The race-against-time search continued on Monday in suburban Philadelphia for the nine-month-old boy and his two-year-old sister.
The family from South Carolina were on their way to a barbecue when their car was swept away.
The children's father, a four-year-old boy and their grandmother survived.
The identities of the four other people killed in Saturday's flooding is unclear. The victims have not yet been named.
Upper Makefield Fire Chief Tim Brewer told a news conference on Monday that more than 100 crew members and drones would scour the area for the missing children in a "massive undertaking".
He said: "As they tried to escape the fierce flood waters, dad took his four-year-old son while the mother and grandmother grabbed the two additional children, ages nine months and two years.
"Miraculously, dad and his son got out safely, however, the grandmother, the mother and the two children were swept away by the flood waters.
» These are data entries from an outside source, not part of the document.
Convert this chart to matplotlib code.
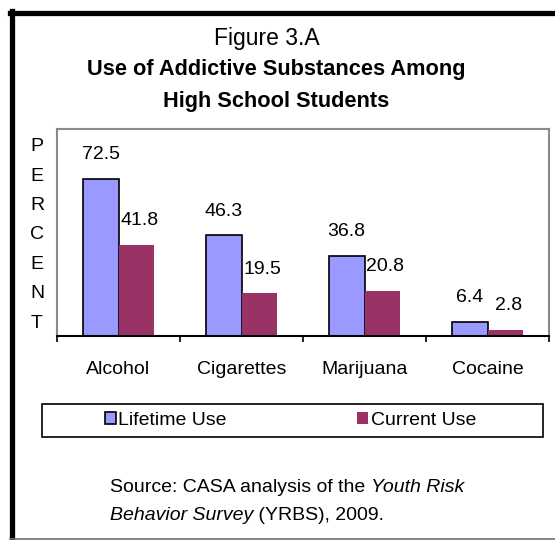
import matplotlib.pyplot as plt
import numpy as np
from matplotlib.lines import Line2D
from matplotlib.patches import Rectangle

plt.rcParams['font.family'] = ['Liberation Sans', 'DejaVu Sans']

# 資料
categories = ['Alcohol', 'Cigarettes', 'Marijuana', 'Cocaine']
lifetime_use = [72.5, 46.3, 36.8, 6.4]
current_use = [41.8, 19.5, 20.8, 2.8]

W, H = 555, 540
fig = plt.figure(figsize=(W / 100, H / 100), dpi=100)

def fx(px):
    return px / W

def fy(py):
    return 1 - py / H

# 外框 (左、上粗黑線，下方灰線)
fig.add_artist(Line2D([fx(12), fx(12)], [fy(11), fy(540)], color='black', lw=3.8, transform=fig.transFigure))
fig.add_artist(Line2D([fx(10), fx(555)], [fy(13), fy(13)], color='black', lw=3.8, transform=fig.transFigure))
fig.add_artist(Line2D([fx(10), fx(555)], [fy(538.5), fy(538.5)], color='#707070', lw=1.2, transform=fig.transFigure))

# 標題
fig.text(fx(267), fy(39), 'Figure 3.A', ha='center', va='center', fontsize=16.5)
fig.text(fx(276), fy(70), 'Use of Addictive Substances Among', ha='center', va='center',
         fontsize=15.7, fontweight='bold')
fig.text(fx(276), fy(102), 'High School Students', ha='center', va='center',
         fontsize=15.7, fontweight='bold')

# 主圖
ax = fig.add_axes([fx(57), fy(335.7), fx(549) - fx(57), fy(129) - fy(335.7)])
x = np.arange(len(categories))
bw = 0.29
b1 = ax.bar(x - bw / 2, lifetime_use, bw, color='#9999FF', edgecolor='black', linewidth=1.2,
            label='Lifetime Use')
b2 = ax.bar(x + bw / 2, current_use, bw, color='#993366', edgecolor='none', label='Current Use')

for bars, vals, dx in [(b1, lifetime_use, 0), (b2, current_use, 2)]:
    for rect, v in zip(bars, vals):
        ax.annotate(f'{v}', (rect.get_x() + rect.get_width() / 2, v), xytext=(dx, 17.5),
                    textcoords='offset points', ha='center', va='center', fontsize=14)

ax.set_xlim(-0.5, 3.5)
ax.set_ylim(0, 95.5)
ax.set_yticks([])
ax.set_xticks(np.arange(-0.5, 4, 1))
ax.set_xticklabels([])
ax.tick_params(axis='x', which='major', direction='out', length=4.5, width=1.2, color='black')
ax.set_xticks(x, minor=True)
ax.set_xticklabels(categories, minor=True, fontsize=14)
ax.tick_params(axis='x', which='minor', length=0, pad=18.5)
for side in ['left', 'top', 'right']:
    ax.spines[side].set_color('#8a8a8a')
    ax.spines[side].set_linewidth(1.5)
ax.spines['bottom'].set_linewidth(1.5)

# 縱向 PERCENT
fig.text(fx(37), fy(235), 'P\nE\nR\nC\nE\nN\nT', ha='center', va='center', fontsize=14,
         linespacing=1.96)

# 圖例
fig.add_artist(Rectangle((fx(42), fy(437)), fx(543) - fx(42), fy(404) - fy(437), fill=False,
                         edgecolor='black', lw=1.2, transform=fig.transFigure))
fig.legend(handles=[b1, b2], loc='center', bbox_to_anchor=(fx(290.5), fy(420.5)), ncol=2,
           frameon=False, fontsize=14, handlelength=0.55, handleheight=0.55,
           handletextpad=0.15, columnspacing=6.7)

# 資料來源 (部分斜體)
renderer = fig.canvas.get_renderer()

def draw_line(parts, x0, y0):
    xp = x0
    for s, style in parts:
        t = fig.text(fx(xp), fy(y0), s, ha='left', va='center', fontsize=14, style=style)
        bb = t.get_window_extent(renderer)
        xp += bb.width

draw_line([('Source: CASA analysis of the ', 'normal'), ('Youth Risk', 'italic')], 110, 488)
draw_line([('Behavior Survey', 'italic'), (' (YRBS), 2009.', 'normal')], 110, 516)

fig.savefig('out.png', dpi=100)
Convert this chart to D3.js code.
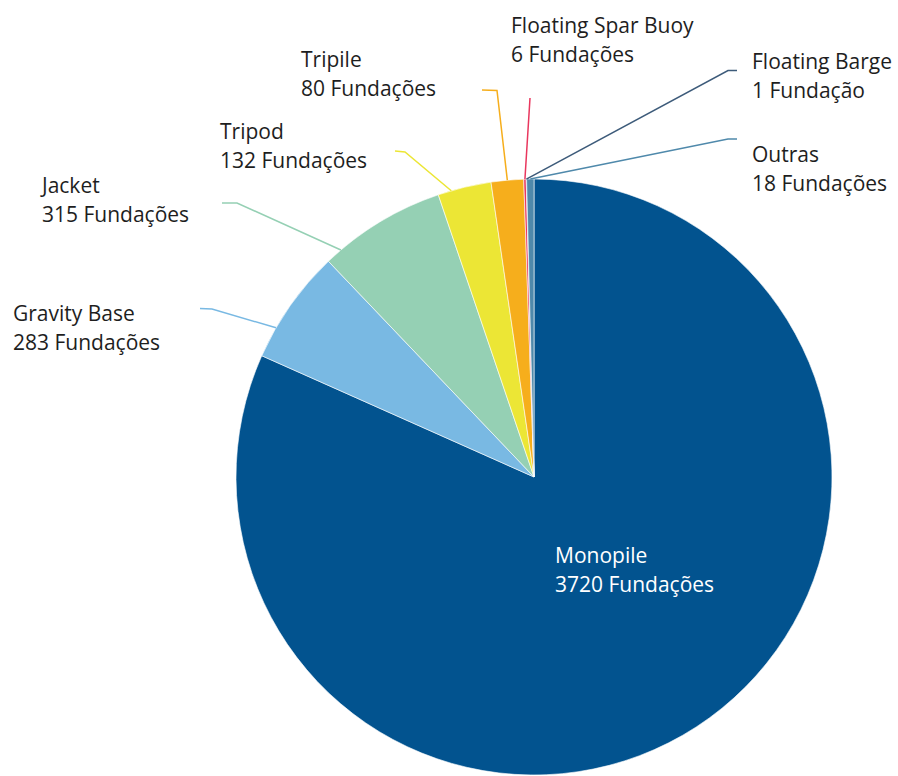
<!DOCTYPE html>
<html>
<head>
<meta charset="utf-8">
<script src="https://cdn.jsdelivr.net/npm/d3@7"></script>
<style>
  html, body { margin: 0; padding: 0; background: #ffffff; }
  svg { display: block; }
  text { font-family: "Open Sans", "Noto Sans", sans-serif; }
</style>
</head>
<body>
<svg id="chart" width="898" height="776"></svg>
<script>
// Offshore wind foundation types, number of foundations
const categories = ["Monopile", "Gravity Base", "Jacket", "Tripod", "Tripile",
                    "Floating Spar Buoy", "Floating Barge", "Outras"];
const counts = [3720, 283, 315, 132, 80, 6, 1, 18];
const unitLabels = ["Fundações", "Fundações", "Fundações", "Fundações", "Fundações",
                    "Fundações", "Fundação", "Fundações"];
const colors = ["#02538f", "#79b9e3", "#95d0b4", "#ece635", "#f6ae1c",
                "#e9375e", "#3d5b7a", "#4f89ab"];

// Label placement: text origin (first baseline), leader elbow, and where on the slice the leader lands
const labelLayout = [
  { tx: 555, ty: 563, fill: "#ffffff", leader: null },
  { tx: 13,  ty: 321, leader: [[200, 308.5], [212, 309]], t: 0.27 },
  { tx: 42,  ty: 193, leader: [[222, 203], [237, 203]], t: 0.13 },
  { tx: 220, ty: 139, leader: [[395, 151], [405, 152]], t: 0.25 },
  { tx: 301, ty: 67,  leader: [[482, 90], [497, 90.5]], t: 0.5 },
  { tx: 511, ty: 33,  leader: [[530, 98]], t: 0.5 },
  { tx: 752, ty: 69,  leader: [[737, 70.5], [728, 70.5]], t: 0.5 },
  { tx: 752, ty: 162, leader: [[737, 139], [728, 139]], t: 0.5 }
];

const data = categories.map((c, i) => ({ name: c, value: counts[i], unit: unitLabels[i], color: colors[i], layout: labelLayout[i] }));

const svg = d3.select("#chart");
const cx = 534, cy = 477, radius = 298;
const lineGap = 28.5;

const pie = d3.pie().sort(null).value(d => d.value).startAngle(0).endAngle(2 * Math.PI);
const arc = d3.arc().innerRadius(0).outerRadius(radius);
const arcs = pie(data);

const g = svg.append("g").attr("transform", `translate(${cx},${cy})`);

g.selectAll("path.slice")
  .data(arcs)
  .enter().append("path")
  .attr("class", "slice")
  .attr("d", arc)
  .attr("fill", d => d.data.color)
  .attr("stroke", "#ffffff")
  .attr("stroke-width", 0.6);

// Leader lines from the label to the slice rim
arcs.forEach(a => {
  const L = a.data.layout;
  if (!L.leader) return;
  const ang = a.startAngle + (a.endAngle - a.startAngle) * L.t;
  const rim = [cx + radius * Math.sin(ang), cy - radius * Math.cos(ang)];
  const pts = L.leader.concat([rim]);
  svg.append("path")
    .attr("d", d3.line()(pts))
    .attr("fill", "none")
    .attr("stroke", a.data.color)
    .attr("stroke-width", 1.5);
});

// Two-line labels: category name and count
arcs.forEach(a => {
  const L = a.data.layout;
  const t = svg.append("text")
    .attr("x", L.tx).attr("y", L.ty)
    .attr("font-size", 21)
    .attr("fill", L.fill || "#1e1e1e");
  t.append("tspan").attr("x", L.tx).attr("y", L.ty).text(a.data.name);
  t.append("tspan").attr("x", L.tx).attr("y", L.ty + lineGap).text(`${a.data.value} ${a.data.unit}`);
});
</script>
</body>
</html>
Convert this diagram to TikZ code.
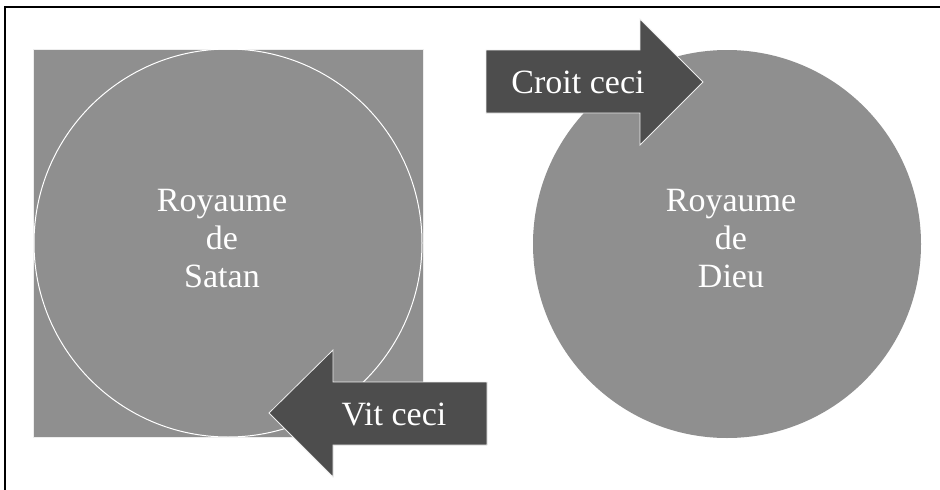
\documentclass[tikz,border=0pt]{standalone}
\usepackage{fontspec}
\setmainfont{Liberation Serif}
\definecolor{panelgray}{HTML}{8F8F8F}
\definecolor{arrowgray}{HTML}{4D4D4D}
\definecolor{edgelight}{HTML}{EDEDED}
\tikzset{
  panel/.style={fill=panelgray, draw=edgelight, line width=1pt},
  ring/.style={draw=white, line width=1pt},
  bigarrow/.style={fill=arrowgray, draw=edgelight, line width=0.8pt, line join=miter},
  label/.style={text=white, font=\fontsize{34}{38}\selectfont, align=center, inner sep=0pt},
  frameline/.style={draw=black, line width=2pt}
}
\begin{document}
\begin{tikzpicture}[x=1pt,y=-1pt]
\useasboundingbox (0,0) rectangle (940,490);
% frame (top and left edges only)
\draw[frameline] (5,490) -- (5,6.5) -- (940,6.5);
% left panel
\path[panel] (33,49) rectangle (423,437);
\node[ring, circle, minimum size=388pt, inner sep=0pt] (satan) at (228,243) {};
% right circle
\node[circle, fill=panelgray, minimum size=388pt, inner sep=0pt] (dieu) at (727,244) {};
% arrow Vit ceci
\path[bigarrow] (487,382) -- (333,382) -- (333,350) -- (269,413) -- (333,477) -- (333,445) -- (487,445) -- cycle;
% arrow Croit ceci
\path[bigarrow] (486,50) -- (640,50) -- (640,19) -- (703,82) -- (640,145) -- (640,113) -- (486,113) -- cycle;
% texts
\node[label] (tsatan) at (222,239) {Royaume\\de\\Satan};
\node[label] (tdieu) at (731,239) {Royaume\\de\\Dieu};
\node[label] (tvit) at (394,414) {Vit ceci};
\node[label] (tcroit) at (578,82) {Croit ceci};
\end{tikzpicture}
\end{document}
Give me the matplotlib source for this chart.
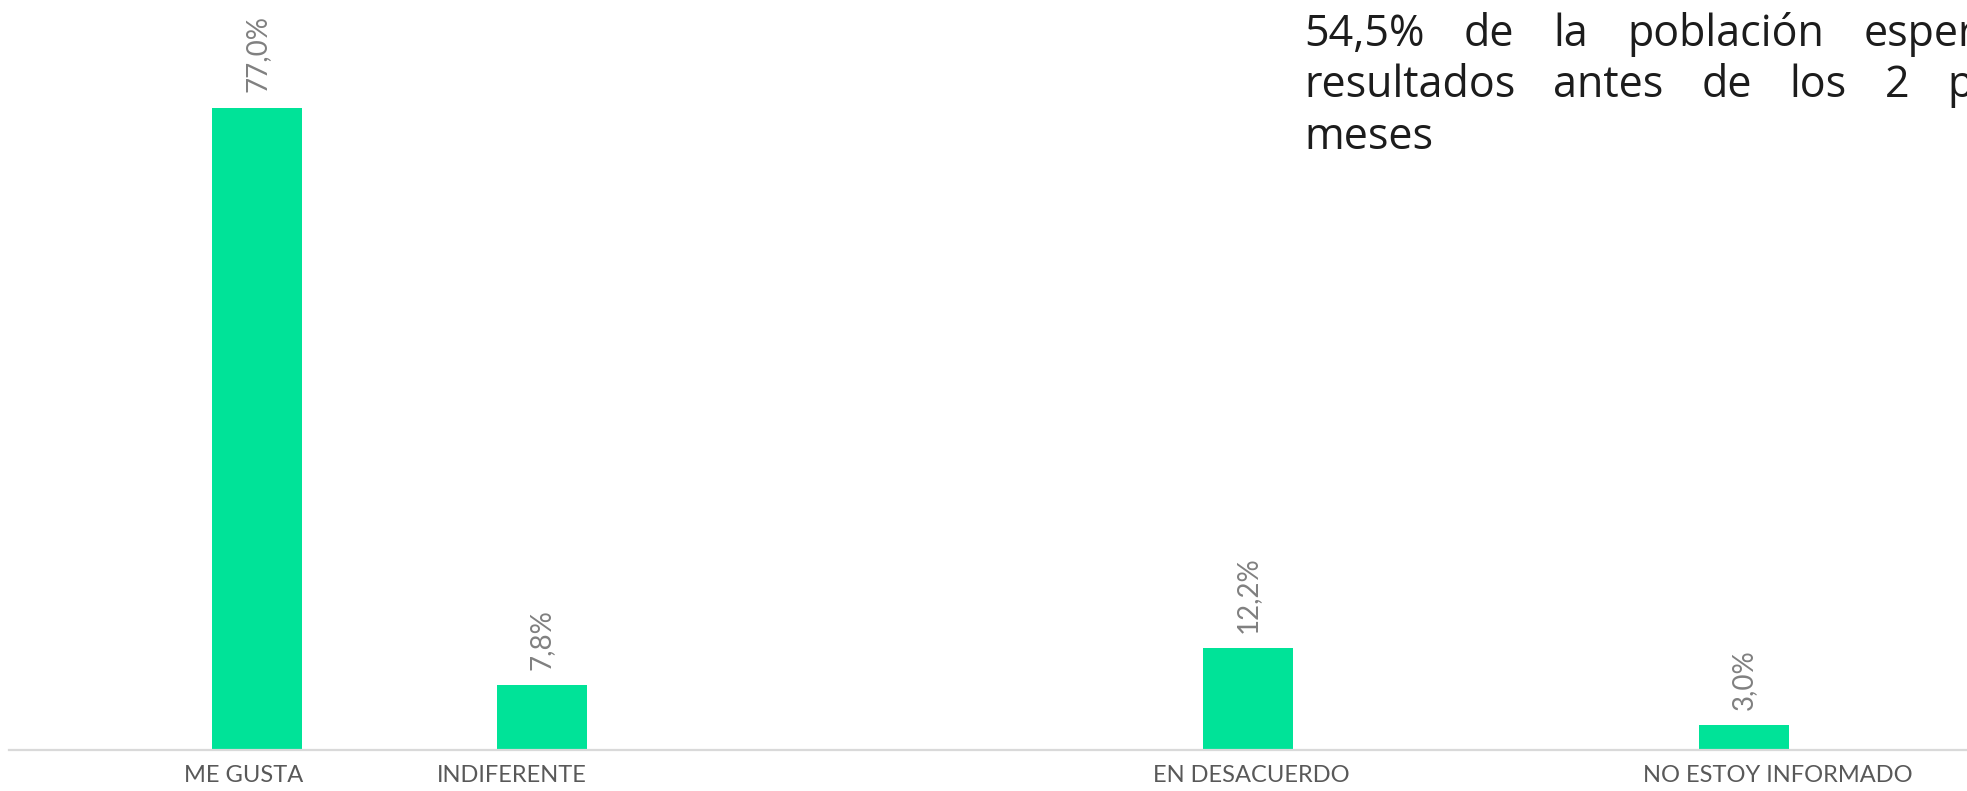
import matplotlib
matplotlib.use('Agg')
import matplotlib.pyplot as plt

# data
categories = ['ME GUSTA', 'INDIFERENTE', 'EN DESACUERDO', 'NO ESTOY INFORMADO']
values = [77.0, 7.8, 12.2, 3.0]
value_labels = ['77,0%', '7,8%', '12,2%', '3,0%']
note_lines = [['54,5%', 'de', 'la', 'población', 'espera'],
              ['resultados', 'antes', 'de', 'los', '2', 'primeros'],
              ['meses']]

# layout: bar / label centres as a fraction of the figure width
bar_x = [0.1307, 0.2755, 0.6345, 0.8866]
label_x = [0.124, 0.260, 0.636, 0.904]
bar_width = 0.0458

W, H = 1967, 791
fig = plt.figure(figsize=(W / 100, H / 100), dpi=100)
ax = fig.add_axes([0, 41 / H, 1, 0.949])
ax.set_xlim(0, 1)
ax.set_ylim(0, 90)

ax.bar(bar_x, values, width=bar_width, color='#00E398', zorder=2)
ax.axhline(0, xmin=9 / W, xmax=1, color='#d9d9d9', lw=1.6, zorder=3, clip_on=False)

for x, v, lbl in zip(bar_x, values, value_labels):
    ax.annotate(lbl, (x, v), xytext=(0, 11), textcoords='offset points',
                rotation=90, ha='center', va='bottom', color='#808080',
                fontsize=20, family='Lato')

ax.set_xticks(label_x, categories)
ax.tick_params(axis='x', length=0, pad=11, labelsize=17, labelcolor='#595959')
for t in ax.get_xticklabels():
    t.set_family('Lato')
ax.set_yticks([])
for s in ax.spines.values():
    s.set_visible(False)

# justified note in the top right; like the original it runs off the right
# edge: line 1 is cut inside "espera", line 2 just after the "p" of "primeros"
renderer = fig.canvas.get_renderer()
note_style = dict(va='baseline', ha='left', fontsize=31, family='Open Sans', color='#1c1c1c')


def text_width(s):
    t = fig.text(0, 0, s, **note_style)
    w = t.get_window_extent(renderer).width
    t.remove()
    return w


note_left = 1304
note_base = [46, 97, 149]
note_last_start = [W - text_width('espe') - 0.5 * (text_width('esper') - text_width('espe')),
                   W - 0.75 * text_width('p'),
                   None]
for words, base, last in zip(note_lines, note_base, note_last_start):
    texts = [fig.text(0, 1 - base / H, w, **note_style) for w in words]
    widths = [t.get_window_extent(renderer).width for t in texts]
    gap = 0 if last is None else (last - note_left - sum(widths[:-1])) / (len(words) - 1)
    x = note_left
    for t, w in zip(texts, widths):
        t.set_x(x / W)
        x += w + gap

fig.savefig('out.png', dpi=100)
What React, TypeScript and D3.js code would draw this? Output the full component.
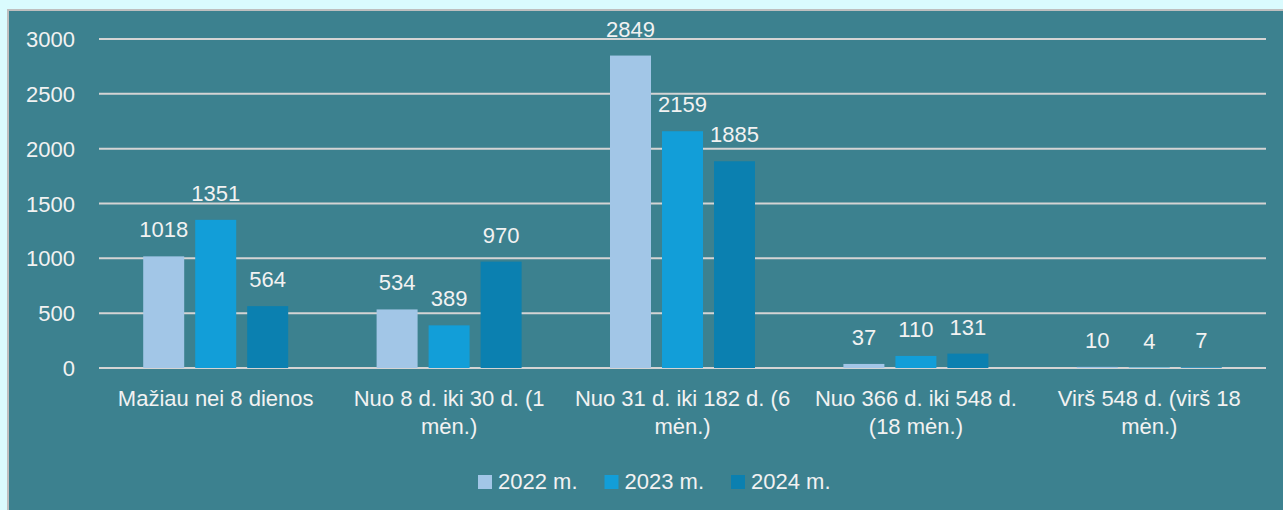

And we have recovered the mother and she is one of the deceased."
The grandmother was rescued and treated for injuries at a local hospital.
Nearly a dozen cars were trapped by flash floods on Saturday afternoon as Houghs Creek swelled into a fast-moving river.
Three cars were swept away and all the other deceased were found outside their cars, having left their vehicles in an attempt to escape the floods, reports the Philadelphia Inquirer.
By Monday, the waters had receded, revealing roads buckled by the flooding.
Bucks County resident Nick Primola told Reuters he's grown accustomed to "crazy weather these days", but his town has never seen anything like this.